Assuming that we might have some jurisdiction to enjoin enforcement of the state court judgment, but for the Anti-Injunction statute, golf pros argue that § 16 of the Clayton Act, as interpreted by Vendo Co. v. Lektro-Vend Corp., 433 U.S. 623, 97 S.Ct. 2881, 53 L.Ed.2d 1009 (1977), constitutes an expressly authorized exception to the Anti-Injunction statute under the facts of this case. As I read Lektro-Vend, however, proceedings in state court can only be enjoined under § 16 if those proceedings are part of a “pattern of baseless, repetitive claims.” 97 S.Ct. at 2894 (Blackmun, J., concurring)2 Since the present case involves one action brought .in state court which resulted in final judgment in favor of the park district, it certainly cannot be said that Park District engaged in a “pattern of baseless, repetitive claims.” I agree with the majority that no other exceptions to the Anti-Injunction Act are applicable.
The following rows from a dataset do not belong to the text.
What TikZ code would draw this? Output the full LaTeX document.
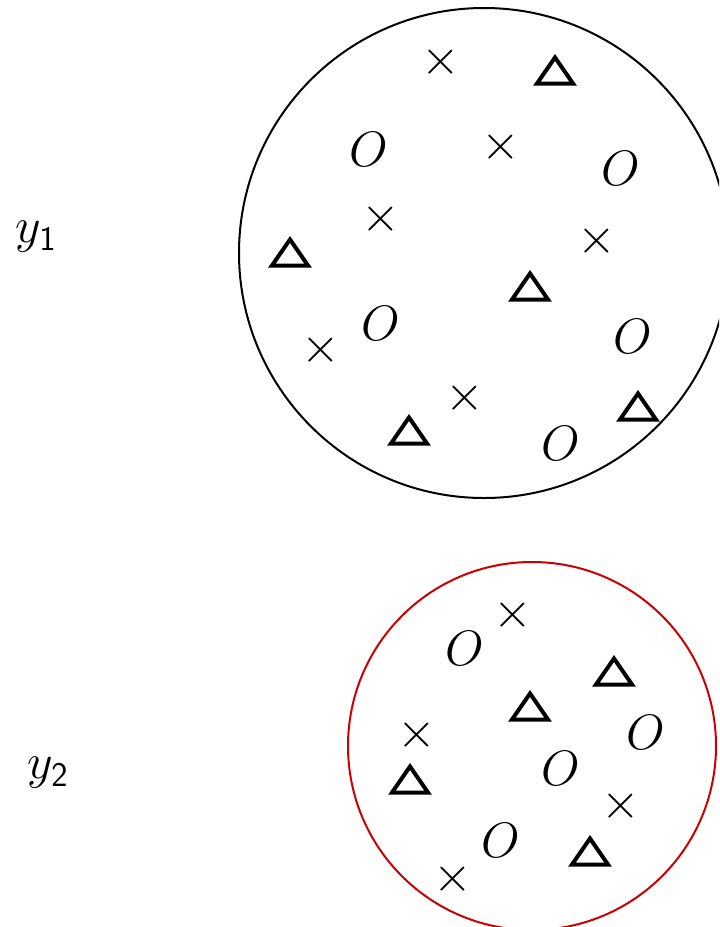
\documentclass[tikz,border=0pt]{standalone}
\definecolor{circred}{RGB}{204,0,0}
\tikzset{
  sym/.style={inner sep=0pt, font=\fontsize{24}{28}\selectfont},
  lbl/.style={inner sep=0pt, font=\fontsize{24}{28}\selectfont},
  ring/.style={circle, draw, line width=1pt, inner sep=0pt},
  tri/.pic={\draw[line width=2pt, line join=miter] (-18,13.5) -- (0,-12.5) -- (18,13.5) -- cycle;},
}
\begin{document}
\begin{tikzpicture}[x=0.5pt,y=-0.5pt]
\clip (0,0) rectangle (719,927);
\useasboundingbox (0,0) rectangle (719,927);
\node[ring, minimum size=245pt] (c1) at (484,253) {};
\node[ring, draw=circred, minimum size=184pt] (c2) at (532,746) {};
\node[lbl] (y1) at (36,237) {$y_{\mathsf{1}}$};
\node[lbl] (y2) at (48,773) {$y_{\mathsf{2}}$};
% circle 1
\node[sym] (a1) at (441,62) {$\times$};
\pic (a2) at (555,70) {tri};
\node[sym] (a3) at (369,149) {$O$};
\node[sym] (a4) at (501,147) {$\times$};
\node[sym] (a5) at (621,168) {$O$};
\node[sym] (a6) at (381,219) {$\times$};
\node[sym] (a7) at (597,241) {$\times$};
\pic (a8) at (290,252) {tri};
\pic (a9) at (530,286) {tri};
\node[sym] (a10) at (381,323) {$O$};
\node[sym] (a11) at (633,336) {$O$};
\node[sym] (a12) at (321,350) {$\times$};
\node[sym] (a13) at (465,398) {$\times$};
\pic (a14) at (638,406) {tri};
\pic (a15) at (409,430) {tri};
\node[sym] (a16) at (561,443) {$O$};
% circle 2
\node[sym] (b1) at (513,615) {$\times$};
\node[sym] (b2) at (465,648) {$O$};
\pic (b3) at (614,671) {tri};
\pic (b4) at (530,706) {tri};
\node[sym] (b5) at (417,735) {$\times$};
\node[sym] (b6) at (646,732) {$O$};
\pic (b7) at (410,779) {tri};
\node[sym] (b8) at (561,768) {$O$};
\node[sym] (b9) at (621,806) {$\times$};
\node[sym] (b10) at (501,840) {$O$};
\pic (b11) at (590,851) {tri};
\node[sym] (b12) at (453,879) {$\times$};
\end{tikzpicture}
\end{document}
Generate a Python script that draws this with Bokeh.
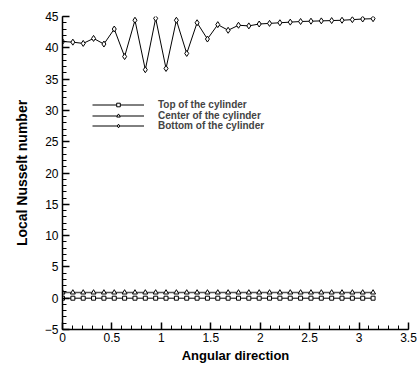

I therefore concur in the denial.

. I recognize that the Supreme Court in Vendo Co. v. Lektro-Vend Corp., 433 U.S. 623, 97 S.Ct. 2881, 53 L.Ed.2d 1009 (1977), assumed without deciding that there may be situations where a federal court can issue an injunction against enforcement of a final state court judgment. Petitioner in Lektro-Vend argued that the federal courts were required to give full faith and credit to a final state court judgment; however, this question was not presented in the petition for certiorari and was not passed upon by the Court. 97 S.Ct. at 2886 and n. 4.

Lektro-Vend was a case which originated in this circuit. Had I been on the panel when it was here, my reluctance for review by a lower federal court of a final state court judgment would probably have caused me to dissent.

. Because of the 3-2-4 division of the Court in Lektro-Vend, the concurring opinion of Justice Blackmun was decisive. The “pattern of baseless, repetitive claims” standard is derived from California Motor Transport Co. v. Trucking Unlimited, 404 U.S. 508, 92 S.Ct. 609, 30 L.Ed.2d 642 (1972), where the Court stated that such use of the adjudicatory process could constitute a violation of the antitrust laws.